Upzoning Ingleside: Proposal To Meet Housing Goal Still Shifting

The neighborhood could see building heights raised between six and 14 stories to meet the state’s demand for more housing.

Rendering showing Ocean Avenue with building envelopes.
A rendering shows what Ingleside's Ocean Avenue would look like in the unlikely occurrence that all properties were rebuilt using proposed building height allowances. | Courtesy image

The neighborhood’s transit corridors are subject to San Francisco’s state-mandated plan to raise building height limits.

To meet the state requirement to build 82,000 new homes by 2031, the San Francisco Planning Department has been working on a proposal for upzoning the western and northern sides of the city for nearly two years with their first hearing about it taking place on Feb. 1. The plan includes upzoning more of Ocean Avenue’s properties near the City College of San Francisco toward the Lakeside neighborhood as well as most of Junipero Serra Boulevard from 19th Avenue to Sloat and St. Francis Boulevard to between six and 14 stories.

“The Planning Department's rezoning effort is iterative and I agree that the focus of the height increases should be along major commercial and transit corridors, like Ocean Avenue, where we want to support more housing opportunities for workers, families and seniors,” District 7 Supervisor Myrna Melgar said.

Melgar also said that the upzoned parcels must be carefully considered so the plans best represent the city’s unique neighborhoods.

Areas along Junipero Serra Boulevard near Ingleside Terraces will be upzoned to six stories and the building at the corner of Junipero Serra Boulevard and Ocean Avenue, where the Chicago Title Insurance Company is located, will be upzoned to 14 stories or 140 feet. The proposal also includes two blocks of Monterrey Boulevard in Sunnyside which will be upzoned to six stories.
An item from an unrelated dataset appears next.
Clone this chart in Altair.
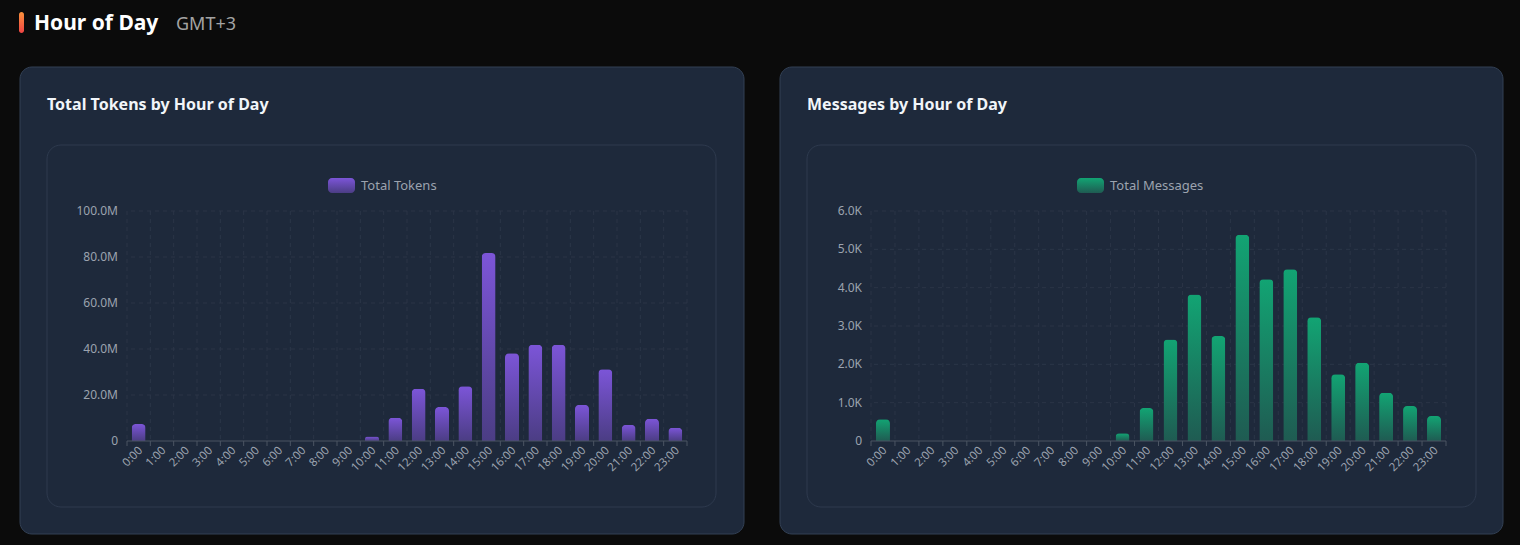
import altair as alt
import pandas as pd

hours = [f"{h}:00" for h in range(24)]
tokens = [7.4e6, 0, 0, 0, 0, 0, 0, 0, 0, 0, 2.0e6, 10.1e6, 22.7e6, 14.8e6, 23.8e6,
          81.7e6, 38.1e6, 41.9e6, 41.9e6, 15.7e6, 31.2e6, 7.0e6, 9.7e6, 5.8e6]
messages = [570, 0, 0, 0, 0, 0, 0, 0, 0, 0, 200, 860, 2650, 3820, 2740,
            5380, 4220, 4480, 3230, 1740, 2040, 1260, 910, 650]
token_ticks = [0, 20e6, 40e6, 60e6, 80e6, 100e6]
token_tick_labels = ["0", "20.0M", "40.0M", "60.0M", "80.0M", "100.0M"]
message_ticks = [0, 1000, 2000, 3000, 4000, 5000, 6000]
message_tick_labels = ["0", "1.0K", "2.0K", "3.0K", "4.0K", "5.0K", "6.0K"]

FONT = "Noto Sans"
BG = "#0b0b0b"
CARD = "#1e293b"
CARD_STROKE = "#334155"
INNER_STROKE = "#2e3a4e"
GRID = "#2b3547"
LABEL = "#9ca3af"
AXIS = "#4b5563"
PH = 230


def one():
    return pd.DataFrame({"k": [0]})


def panel(values, ticks, tick_labels, ymax, top_c, bot_c, title, legend_label,
          width, outer, inner, swatch_x, page_decor=False):
    df = pd.DataFrame({"hour": hours, "value": values})
    tdf = pd.DataFrame({"t": ticks, "lab": tick_labels})
    xscale = alt.Scale(domain=hours, paddingInner=0, paddingOuter=0)
    yscale = alt.Scale(domain=[0, ymax], nice=False, zero=True)
    grad = alt.Gradient(gradient="linear", x1=0, x2=0, y1=0, y2=1,
                        stops=[alt.GradientStop(color=top_c, offset=0),
                               alt.GradientStop(color=bot_c, offset=1)])
    X = lambda **kw: alt.X("hour:N", scale=xscale, sort=hours, axis=None, **kw)
    layers = []
    if page_decor:
        layers.append(alt.Chart(one()).mark_rect(color=BG).encode(
            x=alt.value(-127), x2=alt.value(1393), y=alt.value(-211), y2=alt.value(334)))
        hgrad = alt.Gradient(gradient="linear", x1=0, x2=0, y1=0, y2=1,
                             stops=[alt.GradientStop(color="#fb923c", offset=0),
                                    alt.GradientStop(color="#ef4444", offset=1)])
        layers.append(alt.Chart(one()).mark_rect(color=hgrad, cornerRadius=2.5).encode(
            x=alt.value(-108), x2=alt.value(-103), y=alt.value(-199), y2=alt.value(-178)))
        layers.append(alt.Chart(one()).mark_text(
            align="left", baseline="alphabetic", font=FONT, fontSize=21,
            fontWeight="bold", color="#ffffff").encode(
            x=alt.value(-93), y=alt.value(-181), text=alt.value("Hour of Day")))
        layers.append(alt.Chart(one()).mark_text(
            align="left", baseline="alphabetic", font=FONT, fontSize=18,
            color="#a3a3a3").encode(
            x=alt.value(49), y=alt.value(-181), text=alt.value("GMT+3")))
    # outer card
    layers.append(alt.Chart(one()).mark_rect(
        color=CARD, stroke=CARD_STROKE, strokeWidth=1, cornerRadius=12).encode(
        x=alt.value(outer[0]), x2=alt.value(outer[1]), y=alt.value(-144), y2=alt.value(323)))
    # inner card
    layers.append(alt.Chart(one()).mark_rect(
        color=CARD, stroke=INNER_STROKE, strokeWidth=1, cornerRadius=14).encode(
        x=alt.value(inner[0]), x2=alt.value(inner[1]), y=alt.value(-66), y2=alt.value(296)))
    # card title
    layers.append(alt.Chart(one()).mark_text(
        align="left", baseline="alphabetic", font=FONT, fontSize=16,
        fontWeight="bold", color="#f1f5f9").encode(
        x=alt.value(inner[0]), y=alt.value(-101), text=alt.value(title)))
    # legend
    layers.append(alt.Chart(one()).mark_rect(color=grad, cornerRadius=4).encode(
        x=alt.value(swatch_x), x2=alt.value(swatch_x + 27), y=alt.value(-33), y2=alt.value(-18)))
    layers.append(alt.Chart(one()).mark_text(
        align="left", baseline="middle", font=FONT, fontSize=13, color=LABEL).encode(
        x=alt.value(swatch_x + 33), y=alt.value(-25.5), text=alt.value(legend_label)))
    # horizontal grid
    layers.append(alt.Chart(tdf[tdf["t"] > 0]).mark_rule(
        color=GRID, strokeDash=[4, 4], strokeWidth=1).encode(
        y=alt.Y("t:Q", scale=yscale, axis=None)))
    # vertical grid
    layers.append(alt.Chart(df).mark_rule(
        color=GRID, strokeDash=[4, 4], strokeWidth=1).encode(x=X(bandPosition=0)))
    layers.append(alt.Chart(one()).mark_rule(
        color=GRID, strokeDash=[4, 4], strokeWidth=1).encode(
        x=alt.value(width), y=alt.value(0), y2=alt.value(PH)))
    # bars
    layers.append(alt.Chart(df).mark_bar(
        color=grad, width=14, cornerRadiusTopLeft=4, cornerRadiusTopRight=4).encode(
        x=X(), y=alt.Y("value:Q", scale=yscale, axis=None)))
    # axis line and ticks at category boundaries
    layers.append(alt.Chart(one()).mark_rule(color=AXIS).encode(
        x=alt.value(0), x2=alt.value(width), y=alt.value(PH)))
    layers.append(alt.Chart(df).mark_rule(color=AXIS).encode(
        x=X(bandPosition=0), y=alt.value(PH), y2=alt.value(PH + 5)))
    layers.append(alt.Chart(one()).mark_rule(color=AXIS).encode(
        x=alt.value(width), y=alt.value(PH), y2=alt.value(PH + 5)))
    # x labels
    layers.append(alt.Chart(df).mark_text(
        align="right", baseline="middle", angle=315, font=FONT, fontSize=11.5,
        color=LABEL).encode(
        x=X(bandPosition=0.6), y=alt.value(PH + 8), text="hour:N"))
    # y labels
    layers.append(alt.Chart(tdf).mark_text(
        align="right", baseline="middle", font=FONT, fontSize=12, color=LABEL).encode(
        x=alt.value(-9), y=alt.Y("t:Q", scale=yscale, axis=None), text="lab:N"))
    return alt.layer(*layers).properties(width=width, height=PH)


left = panel(tokens, token_ticks, token_tick_labels,
             100e6, "#7c55d8", "#4b3d84", "Total Tokens by Hour of Day", "Total Tokens",
             560, (-107, 617), (-80, 589), 201, page_decor=True)
right = panel(messages, message_ticks, message_tick_labels,
              6000, "#12a473", "#1f5b52", "Messages by Hour of Day", "Total Messages",
              575, (-91, 632), (-64, 605), 206)

chart = alt.hconcat(left, right, spacing=184, bounds="flush").properties(
    padding=0, background=BG
).configure_view(stroke=None, fill=None)

chart.save("out.html", embed_options={"renderer": "svg", "actions": False})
While Randolph Street and Brotherhood Way are not highlighted in the plan, despite lying along transit lines, Planning Department Public Relations Manager Annie Yalon said Brotherhood Way is and always has been a part of the rezoning proposal.

Randolph Street, however, is a part of their priority equity geography in the Housing Element, the vision for sheltering residents as the city grows, which will have targeted investments by the city to achieve certain goals like fostering racially and socially inclusive neighborhoods through equitable distribution of investment and growth.

Feedback from the community has been mixed.

Ingleside Terraces resident Monica Morse finds the plans to be misguided with an inaccurate projection of the growth of the city and how it displays an anti-single family home, anti-residential community way of thinking.

"I'm hoping they preserve some of these planned residential communities that are historic in nature," Morse said. "Right now the plan goes through it. It has no regard for these communities. It'll replace single-family homes. This idea that it was on commercial corridors, there's very little commercial on Junipero Serra. It's homes that go right up against it. It's super irresponsible. It's super aggressive."

Professor and Haight-Ashbury neighborhood activist Calvin Welch told the San Francisco Chronicle that the rezoning would cause the demolition of single-story retailers. Demolition of residential units, however, would be protected.

As for the impact on small businesses along these upzoned areas, Ocean Ale House owner Miles Escobedo said it won’t affect his business unless it brings in affordable housing.

“It needs to be affordable so people can afford to go out and support small businesses that also have to pay rent or mortgage or insurance or taxes in this city that has a tough time supporting the little guy,” said Escobedo, who is also president of the Ingleside Merchants Association.

While meetings around the proposal are still ongoing, the city is eager to move things along with Mayor Breed’s Executive Directive on Housing for All last year requiring the Planning Commission to submit a final zoning proposal for consideration to policymakers by January 2024.

Despite this, the supervisors and Breed have not been on the same page with additional housing measures. In March, Breed vetoed District 3 Supervisor Aaron Peskin’s bill that would limit density along the city’s Northern Waterfront, claiming that it would counter the goals of the Housing Element that they unanimously approved last year. Her veto was overturned on March 26 with an 8-3 vote.

Breed announced an update to the Housing for All plan last Wednesday that includes switching the planning commission's focus toward six- and eight-story buildings instead of maxing out allowable heights. High-rise buildings would still be included on the city’s widest and busiest streets. In addition, Breed asked the commission to consider removing density limits that currently restrict the number of housing units that can be built on parcel sizes to help combat the need for additional housing.

“If we want to be a city that families can afford to live in, where workers can be near their jobs, where seniors and young people can find safe, affordable places to live, then we need to completely change our approach to housing,” Breed said. “We have made real progress this first year but there is much more work to do to deliver real and lasting change to make San Francisco a city for all.”

While the city’s housing battle continues, the next steps for the upzoning plan include an additional hearing by the Planning Commission, which is to be announced due to rescheduling, before the proposal goes before the Board of Supervisors later this year.